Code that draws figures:
start

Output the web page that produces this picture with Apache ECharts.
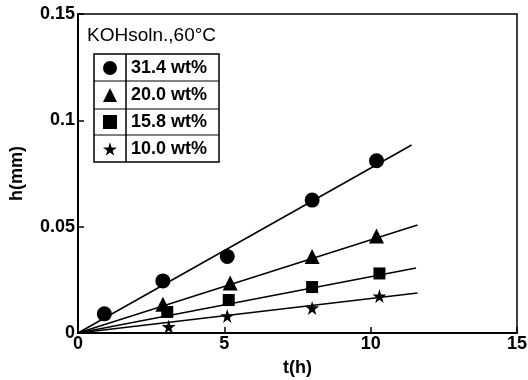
<!DOCTYPE html>
<html>
<head>
<meta charset="utf-8">
<script src="https://cdn.jsdelivr.net/npm/echarts@6/dist/echarts.min.js"></script>
<style>html,body{margin:0;padding:0;background:#fff}#c{width:528px;height:380px}</style>
</head>
<body>
<div id="c"></div>
<script>
var seriesNames = ['31.4 wt%', '20.0 wt%', '15.8 wt%', '10.0 wt%'];
var pts314 = [[0.9, 0.009], [2.9, 0.0245], [5.1, 0.036], [8.0, 0.0625], [10.2, 0.081]];
var pts200 = [[2.9, 0.0135], [5.2, 0.0235], [8.0, 0.036], [10.2, 0.0456]];
var pts158 = [[3.05, 0.0099], [5.15, 0.0155], [8.0, 0.0216], [10.3, 0.028]];
var pts100 = [[3.1, 0.003], [5.1, 0.008], [8.0, 0.0118], [10.3, 0.0174]];
var fit314 = [[0, 0], [11.4, 0.0884]];
var fit200 = [[0, 0], [11.6, 0.0508]];
var fit158 = [[0, 0], [11.55, 0.0306]];
var fit100 = [[0, 0], [11.6, 0.0188]];
var xTicks = [0, 5, 10, 15];
var yTickLabels = {'0': '0', '0.05': '0.05', '0.1': '0.1', '0.15': '0.15'};
var titleText = 'KOHsoln.,60°C';

var starPath = 'path://M50,0 L61,35 L98,35 L68,57 L79,91 L50,70 L21,91 L32,57 L2,35 L39,35 Z';
var symbols = ['circle', 'triangle', 'rect', starPath];
var symbolSizes = [15, 15, 12, 14];
var ptsAll = [pts314, pts200, pts158, pts100];
var fitsAll = [fit314, fit200, fit158, fit100];

var series = [];
fitsAll.forEach(function (f, i) {
  series.push({
    type: 'line', name: 'fit' + i, data: f, symbol: 'none', silent: true,
    lineStyle: {color: '#000', width: 1.5}, z: 2
  });
});
ptsAll.forEach(function (p, i) {
  series.push({
    type: 'scatter', name: seriesNames[i], data: p, symbol: symbols[i],
    symbolSize: symbolSizes[i], itemStyle: {color: '#000', opacity: 1}, z: 3
  });
});

var font = '"Liberation Sans", Arial, sans-serif';
var chart = echarts.init(document.getElementById('c'), null, {renderer: 'canvas'});
chart.setOption({
  animation: false,
  backgroundColor: '#fff',
  grid: {left: 78, right: 11, top: 14, bottom: 47, show: true, borderColor: '#000', borderWidth: 1.5,
    containLabel: false, outerBoundsMode: 'none'},
  xAxis: {
    type: 'value', min: 0, max: 15, interval: 5,
    name: 't(h)', nameLocation: 'middle', nameGap: 26,
    nameTextStyle: {color: '#000', fontSize: 18, fontWeight: 'bold', fontFamily: font},
    axisLine: {lineStyle: {color: '#000', width: 2}},
    axisTick: {inside: true, length: 6, lineStyle: {color: '#000', width: 1.5}},
    axisLabel: {color: '#000', fontSize: 18, fontWeight: 'bold', fontFamily: font, margin: 2},
    splitLine: {show: false}
  },
  yAxis: {
    type: 'value', min: 0, max: 0.15, interval: 0.05,
    name: 'h(mm)', nameLocation: 'middle', nameGap: 52, nameRotate: 90,
    nameTextStyle: {color: '#000', fontSize: 18, fontWeight: 'bold', fontFamily: font},
    axisLine: {lineStyle: {color: '#000', width: 2}},
    axisTick: {inside: true, length: 6, lineStyle: {color: '#000', width: 1.5}},
    axisLabel: {color: '#000', fontSize: 18, fontWeight: 'bold', fontFamily: font, margin: 3,
      formatter: function (v) { var k = String(+v.toFixed(2)); return yTickLabels[k] !== undefined ? yTickLabels[k] : k; }},
    splitLine: {show: false}
  },
  legend: {
    data: seriesNames, orient: 'vertical', left: 103, top: 59,
    itemWidth: 14, itemHeight: 14, itemGap: 9, padding: 0,
    textStyle: {color: '#000', fontSize: 18, fontWeight: 'bold', fontFamily: font, padding: [0, 0, 0, 9]},
    selectedMode: false
  },
  graphic: [
    {type: 'text', left: 87, top: 26, style: {text: titleText, fill: '#000', font: '19px ' + font}},
    {type: 'rect', shape: {x: 94, y: 54, width: 125, height: 108}, style: {fill: 'none', stroke: '#000', lineWidth: 1.5}},
    {type: 'line', shape: {x1: 126, y1: 54, x2: 126, y2: 162}, style: {stroke: '#000', lineWidth: 1.5}},
    {type: 'line', shape: {x1: 94, y1: 81, x2: 219, y2: 81}, style: {stroke: '#000', lineWidth: 1}},
    {type: 'line', shape: {x1: 94, y1: 109, x2: 219, y2: 109}, style: {stroke: '#000', lineWidth: 1}},
    {type: 'line', shape: {x1: 94, y1: 135, x2: 219, y2: 135}, style: {stroke: '#000', lineWidth: 1}}
  ],
  series: series
});
</script>
</body>
</html>
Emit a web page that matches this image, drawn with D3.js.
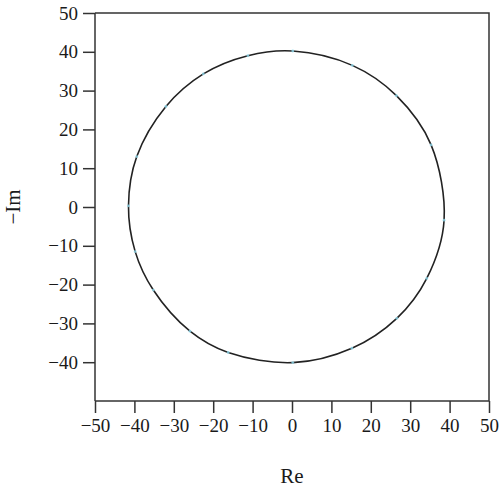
<!DOCTYPE html>
<html>
<head>
<meta charset="utf-8">
<script src="https://cdn.jsdelivr.net/npm/d3@7"></script>
<style>
body { margin: 0; background: #fff; }
text { font-family: "Liberation Serif", "DejaVu Serif", serif; }
</style>
</head>
<body>
<script>
var width = 500;
var height = 490;
var plotLeft = 95, plotRight = 489, plotTop = 13, plotBottom = 401;

// Nyquist points: Re and -Im
var reVals = [0.2, -11.2, -22.5, -32.0, -39.4, -41.5, -39.8, -35.2, -25.9, -16.2, 0.2, 15.2, 26.6, 34.2, 38.6, 35.3, 26.5, 15.3];
var negImVals = [40.2, 39.0, 34.3, 25.9, 13.0, 0.3, -11.5, -21.4, -32.0, -37.5, -40.1, -36.4, -28.7, -18.4, -3.4, 16.0, 28.7, 36.5];

var xTicks = [-50, -40, -30, -20, -10, 0, 10, 20, 30, 40, 50];
var yTicks = [50, 40, 30, 20, 10, 0, -10, -20, -30, -40];

var points = reVals.map(function(r, i) { return [r, negImVals[i]]; });

var svg = d3.select('body').append('svg')
    .attr('width', width)
    .attr('height', height);

var x = d3.scaleLinear().domain([-50, 50]).range([plotLeft, plotRight]);
var y = d3.scaleLinear().domain([-50, 50]).range([plotBottom, plotTop]);

var xAxis = d3.axisBottom(x).tickValues(xTicks).tickSize(12).tickPadding(6);
var yAxis = d3.axisLeft(y).tickValues(yTicks).tickSize(12).tickPadding(5);

var gx = svg.append('g').attr('transform', 'translate(0,' + plotBottom + ')').call(xAxis);
var gy = svg.append('g').attr('transform', 'translate(' + plotLeft + ',0)').call(yAxis);

gx.select('.domain').attr('d', 'M' + plotLeft + ',0H' + plotRight);
gy.select('.domain').attr('d', 'M0,' + plotTop + 'V' + plotBottom);

[gx, gy].forEach(function(g) {
  g.select('.domain').attr('stroke', '#333').attr('stroke-width', 1.5);
  g.selectAll('.tick line').attr('stroke', '#333').attr('stroke-width', 1.5);
  g.selectAll('.tick text').attr('fill', '#1a1a1a').attr('font-size', '19px')
    .style('font-family', '"Liberation Serif", serif');
});

// box top and right
svg.append('path')
  .attr('d', 'M' + plotLeft + ',' + plotTop + 'H' + plotRight + 'V' + plotBottom)
  .attr('fill', 'none')
  .attr('stroke', '#333')
  .attr('stroke-width', 1.5);

var line = d3.line()
  .x(function(d) { return x(d[0]); })
  .y(function(d) { return y(d[1]); })
  .curve(d3.curveCatmullRomClosed);

svg.append('path')
  .datum(points)
  .attr('d', line)
  .attr('fill', 'none')
  .attr('stroke', '#222')
  .attr('stroke-width', 1.6);

svg.selectAll('circle.pt')
  .data(points)
  .enter().append('circle')
  .attr('class', 'pt')
  .attr('cx', function(d) { return x(d[0]); })
  .attr('cy', function(d) { return y(d[1]); })
  .attr('r', 1.4)
  .attr('fill', '#8fd8ec')
  .attr('opacity', 0.8);

svg.append('text')
  .attr('x', 292)
  .attr('y', 483)
  .attr('text-anchor', 'middle')
  .attr('font-size', '21px')
  .attr('fill', '#1a1a1a')
  .text('Re');

svg.append('text')
  .attr('transform', 'translate(20,207) rotate(-90)')
  .attr('text-anchor', 'middle')
  .attr('font-size', '21px')
  .attr('fill', '#1a1a1a')
  .text('−Im');
</script>
</body>
</html>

end

Exercise objective —
Write down only how many lines in the listing contain the word "with".

Full solution —
2